Wild Things

Great Moments in Ferret History: Rudy Giuliani’s Unhinged Rant

This is his moment.

Photo by Justin Sullivan/Getty Images. 

In June 1999, prompted by the Giuliani administration, the New York City Board of Health voted to include ferrets on its comically elaborate list of banned creatures, where they joined polar bears, venomous centipedes, zebras, and “all non-human primates.” New York City had already disallowed ferrets in 1959, and Giuliani’s administration had fought off legal challenges to that ban, but that evidently wasn’t enough. These weasels pose a special danger to children, the city reasoned, saying their attacks on infants and other people were “notorious for their severity and capriciousness.”

About a month later, a caller phoned in to Mayor Giuliani’s radio show on behalf of a pro-ferret organization that sought to legalize keeping the critters as pets. Giuliani hung up on the man, but that didn’t stop him from launching into an unhinged, now-famous tirade, decrying the man’s “excessive concern with little weasels” with characteristic deafness to irony. In 2007, Rob Donnelly charmingly animated the screed for Slate, and its glory has not faded:

Of course, if anyone had an excessive fixation on ferrets at the time, it was Rudy Giuliani, who compared keeping them to owning a lion or tiger. When the New York City Council voted to legalize their ownership in the city in 2001, Giuliani immediately vetoed the new rule, berating the council and warning that ferrets are “naturally inclined to do harm.” Mayor Michael Bloomberg’s administration was not moved to revisit the issue, defending the Giuliani ban successfully in court.

But now, a brighter day may be in store for the ferret in New York City. Mayor Bill de Blasio, noted for his promises to liberate New York horses from the Central Park carriage business, appears to be contemplating a policy shift on the creatures. The New York Times obtained an internal memo that recommended rescinding the ban, pointing out that there is little evidence ferrets are more vicious or dangerous than cats or dogs. The memo is optimistic about the administration’s chances at a repeal.

New York City is among the last holdouts in the country with a persistent aversion to ferrets—only California, Hawaii, and Washington, D.C. have similarly restrictive rules. It’s perfectly legal to keep ferrets in New York state, for example, minutes north of the city limits. So why the weasel worry? For one thing, the city considers ferrets wild animals, which is a fairly anomalous stance since most researchers agree that they have been domesticated for 2,000 years or more. Although the full timeline isn’t clear, one 2012 study in PLOS ONE noted that they were descended from the European polecat and likely first trained to assist with hunting and vermin control. Keeping the animals as house pets is a more recent phenomenon in the United States, where ferrets likely arrived in the 19th century, but now, according to the American Veterinary Medical Association, there are about 748,000 ferrets living in American homes.

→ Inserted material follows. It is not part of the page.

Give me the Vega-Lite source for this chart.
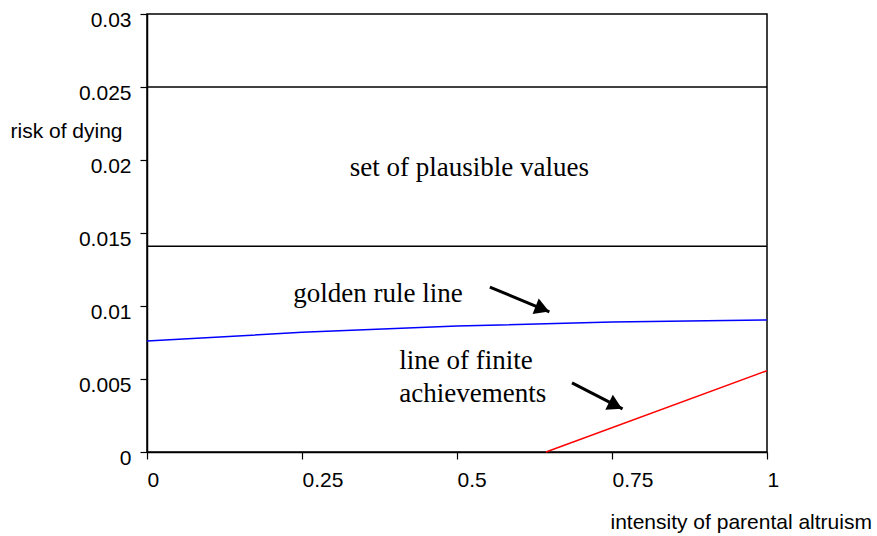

In the past, some ferret opponents have raised the specter of rabies, but the Centers for Disease Control and Prevention offers identical guidelines for cats, dogs, and ferrets, and vaccinations have been approved. There’s also the persistent belief that ferrets are dangerous to human babies; De Blasio’s internal memo ominously notes that “there may be injuries, especially to infants.” One widely cited ’80s report in the journal Pediatrics suggests that human babies may remind ferrets of suckling rabbits, and there are certainly some ghastly tales out there. But, again, the CDC calls for caution and supervision for all contact between any animal species and children younger than five, advice echoed by others, and I found no recent literature to suggest ferrets are more of a danger to children than cats or dogs.

Perhaps the anxiety in New York is more cultural. The AVMA still considers ferrets a “specialty or exotic” pet. Ferrets have a reputation for being especially unpredictable and wily, contrary to the image of highly trainable creatures most owners have worked to project. If rats can colonize corners of the city at will, what might ferrets do? Even the sympathetic Times report on De Blasio’s plans traded on the animals’ roguish reputation, referring to them as “mercurial,” “sharp-toothed,” and “musky.” Maybe we need look no further than the immutable cultural barometer that is the Mountain Dew commercial, one of which, in 2007, linked ferrets with grizzly bears and Leatherface:

Maybe the arrival of ferrets to the cramped apartments of the United States’ biggest city will help them shed that lingering suspicion once and for all, vaulting them to the rarefied place of cats and dogs at our sides. At the very least, they’ve earned a trend story. Giuliani himself piped up about the news, offering an unlikely shrug at the new mayor’s plan, saying it makes sense if promoted by “the right scientific backup.” Even capricious little weasels deserve vindication.